# start of Raw data

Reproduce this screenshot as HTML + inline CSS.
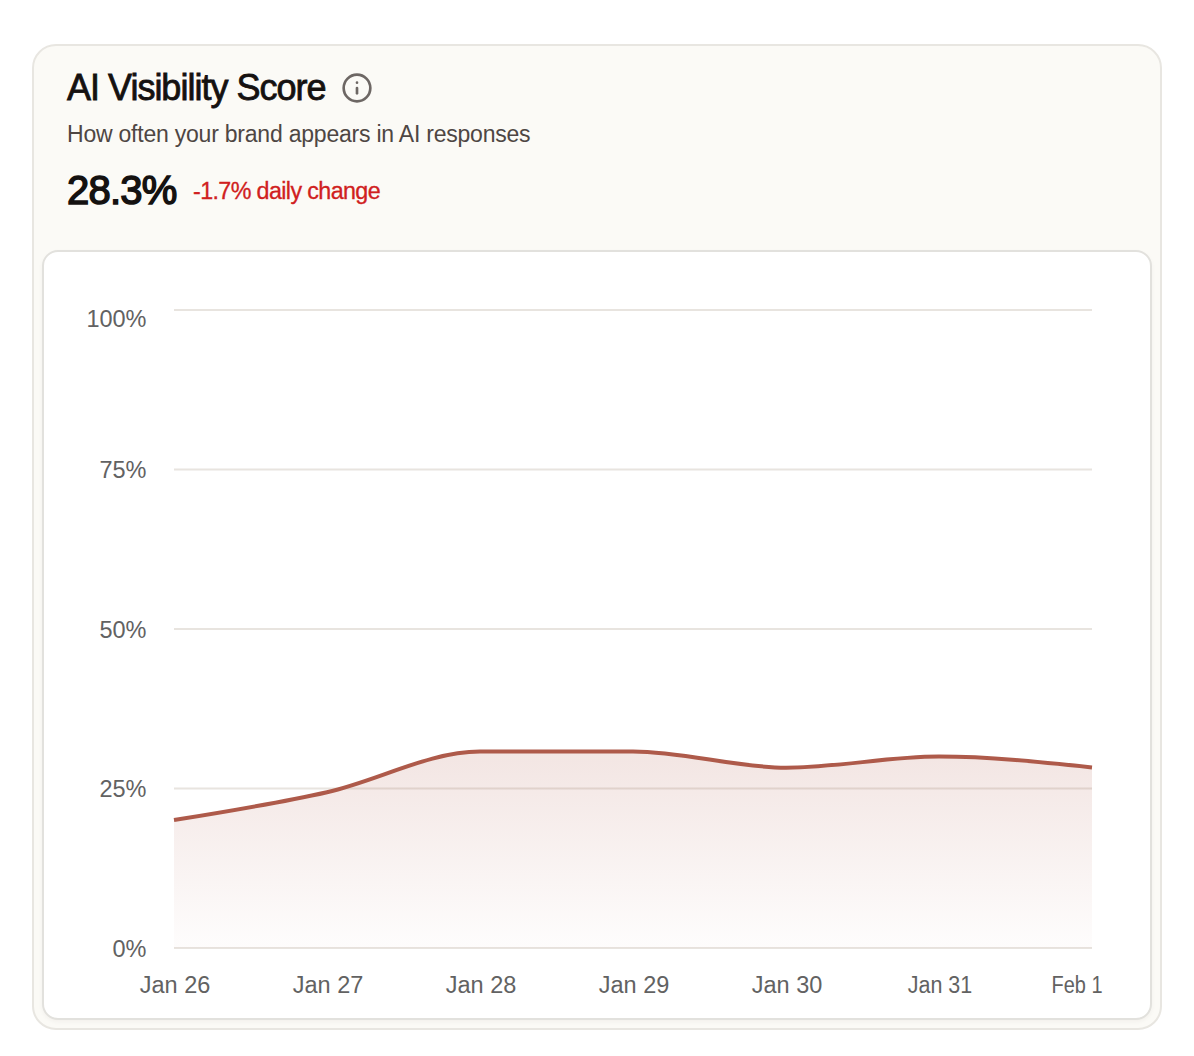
<!DOCTYPE html>
<html><head><meta charset="utf-8"><style>
html,body{margin:0;padding:0;background:#ffffff;width:1194px;height:1056px;overflow:hidden;}
body{position:relative;font-family:"Liberation Sans",sans-serif;}
.card{position:absolute;left:32px;top:44px;width:1126px;height:982px;border:2px solid #e8e6e1;border-radius:24px;background:#fbfaf6;}
.inner{position:absolute;left:42px;top:250px;width:1106px;height:766px;border:2px solid #e2e1dd;border-radius:16px;background:#ffffff;box-shadow:0 2px 4px rgba(40,30,20,0.04);}
.t{position:absolute;white-space:nowrap;line-height:1;}
.title{left:67px;top:70px;font-size:36px;font-weight:400;-webkit-text-stroke:0.8px #151110;color:#151110;letter-spacing:-1.0px;}
.sub{left:67px;top:122.8px;font-size:23px;color:#4e4643;letter-spacing:-0.22px;}
.big{left:67px;top:169.5px;font-size:40px;font-weight:400;-webkit-text-stroke:1.5px #141110;color:#141110;letter-spacing:-0.75px;}
.chg{left:193px;top:179.5px;font-size:23.3px;color:#d02020;letter-spacing:-0.62px;-webkit-text-stroke:0.3px #d02020;}
svg{position:absolute;left:0;top:0;}
</style></head><body>
<div class="card"></div>
<div class="t title">AI Visibility Score</div>
<svg width="1194" height="1056">
<g transform="translate(341,72) scale(1.3333)" fill="none" stroke="#6d6764" stroke-width="2" stroke-linecap="round" stroke-linejoin="round">
<circle cx="12" cy="12" r="10"/><path d="M12 16v-4"/><path d="M12 8h.01"/>
</g>
</svg>
<div class="t sub">How often your brand appears in AI responses</div>
<div class="t big">28.3%</div>
<div class="t chg">-1.7% daily change</div>
<div class="inner"></div>
<svg width="1194" height="1056">
<defs><linearGradient id="g" x1="0" y1="0" x2="0" y2="1">
<stop offset="5%" stop-color="#b05a4a" stop-opacity="0.15"/>
<stop offset="95%" stop-color="#b05a4a" stop-opacity="0.02"/>
</linearGradient></defs>
<g stroke="#e8e4df" stroke-width="2">
<line x1="174" y1="310" x2="1092" y2="310"/>
<line x1="174" y1="469.5" x2="1092" y2="469.5"/>
<line x1="174" y1="629" x2="1092" y2="629"/>
<line x1="174" y1="788.5" x2="1092" y2="788.5"/>
<line x1="174" y1="948" x2="1092" y2="948"/>
</g>
<path d="M174.00,820.02C225.00,811.82,276.00,803.62,327.00,792.20C378.00,780.78,429.00,751.50,480.00,751.50C531.00,751.50,582.00,751.50,633.00,751.50C684.00,751.50,735.00,767.64,786.00,767.64C837.00,767.64,888.00,756.60,939.00,756.60C990.00,756.60,1041.00,762.02,1092.00,767.45L1092,948L174,948Z" fill="url(#g)" stroke="none"/>
<path d="M174.00,820.02C225.00,811.82,276.00,803.62,327.00,792.20C378.00,780.78,429.00,751.50,480.00,751.50C531.00,751.50,582.00,751.50,633.00,751.50C684.00,751.50,735.00,767.64,786.00,767.64C837.00,767.64,888.00,756.60,939.00,756.60C990.00,756.60,1041.00,762.02,1092.00,767.45" fill="none" stroke="#ae5a4a" stroke-width="4"/>
<g font-family="Liberation Sans" font-size="23.5" fill="#626262" text-anchor="end">
<text x="146.5" y="327">100%</text>
<text x="146.5" y="478.0">75%</text>
<text x="146.5" y="637.5">50%</text>
<text x="146.5" y="797.0">25%</text>
<text x="146.5" y="956.5">0%</text>
</g>
<g font-family="Liberation Sans" font-size="23.5" fill="#626262" text-anchor="middle">
<text x="175" y="993">Jan 26</text>
<text x="328" y="993">Jan 27</text>
<text x="481" y="993">Jan 28</text>
<text x="634" y="993">Jan 29</text>
<text x="787" y="993">Jan 30</text>
<text x="940" y="993" textLength="64.5" lengthAdjust="spacingAndGlyphs">Jan 31</text>
<text x="1077" y="993" textLength="51" lengthAdjust="spacingAndGlyphs">Feb 1</text>
</g>
</svg>
</body></html>
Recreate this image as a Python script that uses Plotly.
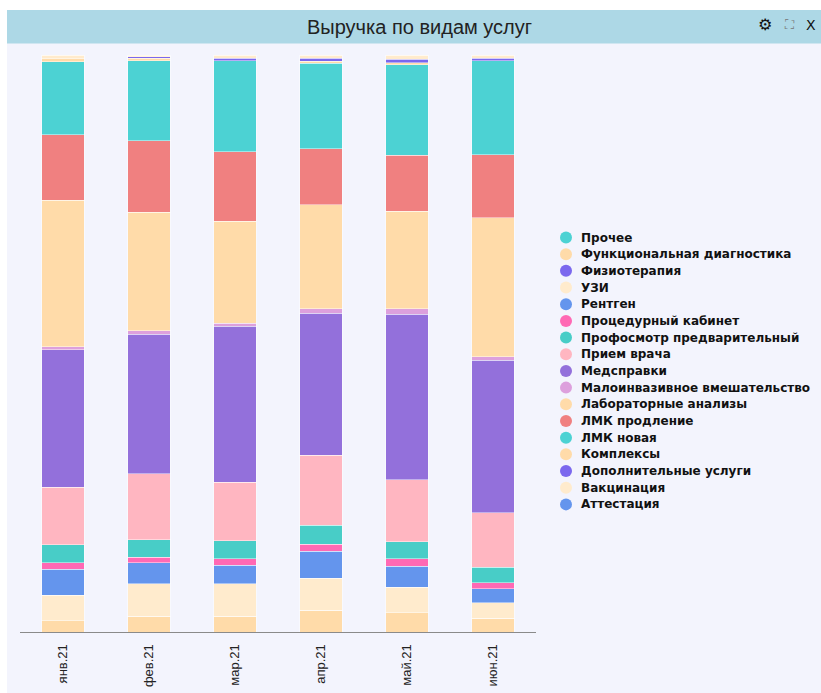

# end of Raw data

**Set problem**. From the records given above, reproduce all text exactly and exclude each picture.

**Problem solution**.
Reproduce this screenshot as HTML + inline CSS.
<!DOCTYPE html>
<html><head><meta charset="utf-8"><style>
html,body{margin:0;padding:0;background:#ffffff;width:1194px;height:1056px;overflow:hidden;}
body{position:relative;font-family:"Liberation Sans",sans-serif;}
.card{position:absolute;left:32px;top:44px;width:1126px;height:982px;border:2px solid #e8e6e1;border-radius:24px;background:#fbfaf6;}
.inner{position:absolute;left:42px;top:250px;width:1106px;height:766px;border:2px solid #e2e1dd;border-radius:16px;background:#ffffff;box-shadow:0 2px 4px rgba(40,30,20,0.04);}
.t{position:absolute;white-space:nowrap;line-height:1;}
.title{left:67px;top:70px;font-size:36px;font-weight:400;-webkit-text-stroke:0.8px #151110;color:#151110;letter-spacing:-1.0px;}
.sub{left:67px;top:122.8px;font-size:23px;color:#4e4643;letter-spacing:-0.22px;}
.big{left:67px;top:169.5px;font-size:40px;font-weight:400;-webkit-text-stroke:1.5px #141110;color:#141110;letter-spacing:-0.75px;}
.chg{left:193px;top:179.5px;font-size:23.3px;color:#d02020;letter-spacing:-0.62px;-webkit-text-stroke:0.3px #d02020;}
svg{position:absolute;left:0;top:0;}
</style></head><body>
<div class="card"></div>
<div class="t title">AI Visibility Score</div>
<svg width="1194" height="1056">
<g transform="translate(341,72) scale(1.3333)" fill="none" stroke="#6d6764" stroke-width="2" stroke-linecap="round" stroke-linejoin="round">
<circle cx="12" cy="12" r="10"/><path d="M12 16v-4"/><path d="M12 8h.01"/>
</g>
</svg>
<div class="t sub">How often your brand appears in AI responses</div>
<div class="t big">28.3%</div>
<div class="t chg">-1.7% daily change</div>
<div class="inner"></div>
<svg width="1194" height="1056">
<defs><linearGradient id="g" x1="0" y1="0" x2="0" y2="1">
<stop offset="5%" stop-color="#b05a4a" stop-opacity="0.15"/>
<stop offset="95%" stop-color="#b05a4a" stop-opacity="0.02"/>
</linearGradient></defs>
<g stroke="#e8e4df" stroke-width="2">
<line x1="174" y1="310" x2="1092" y2="310"/>
<line x1="174" y1="469.5" x2="1092" y2="469.5"/>
<line x1="174" y1="629" x2="1092" y2="629"/>
<line x1="174" y1="788.5" x2="1092" y2="788.5"/>
<line x1="174" y1="948" x2="1092" y2="948"/>
</g>
<path d="M174.00,820.02C225.00,811.82,276.00,803.62,327.00,792.20C378.00,780.78,429.00,751.50,480.00,751.50C531.00,751.50,582.00,751.50,633.00,751.50C684.00,751.50,735.00,767.64,786.00,767.64C837.00,767.64,888.00,756.60,939.00,756.60C990.00,756.60,1041.00,762.02,1092.00,767.45L1092,948L174,948Z" fill="url(#g)" stroke="none"/>
<path d="M174.00,820.02C225.00,811.82,276.00,803.62,327.00,792.20C378.00,780.78,429.00,751.50,480.00,751.50C531.00,751.50,582.00,751.50,633.00,751.50C684.00,751.50,735.00,767.64,786.00,767.64C837.00,767.64,888.00,756.60,939.00,756.60C990.00,756.60,1041.00,762.02,1092.00,767.45" fill="none" stroke="#ae5a4a" stroke-width="4"/>
<g font-family="Liberation Sans" font-size="23.5" fill="#626262" text-anchor="end">
<text x="146.5" y="327">100%</text>
<text x="146.5" y="478.0">75%</text>
<text x="146.5" y="637.5">50%</text>
<text x="146.5" y="797.0">25%</text>
<text x="146.5" y="956.5">0%</text>
</g>
<g font-family="Liberation Sans" font-size="23.5" fill="#626262" text-anchor="middle">
<text x="175" y="993">Jan 26</text>
<text x="328" y="993">Jan 27</text>
<text x="481" y="993">Jan 28</text>
<text x="634" y="993">Jan 29</text>
<text x="787" y="993">Jan 30</text>
<text x="940" y="993" textLength="64.5" lengthAdjust="spacingAndGlyphs">Jan 31</text>
<text x="1077" y="993" textLength="51" lengthAdjust="spacingAndGlyphs">Feb 1</text>
</g>
</svg>
</body></html>
Recreate this image as a Python script that uses Plotly.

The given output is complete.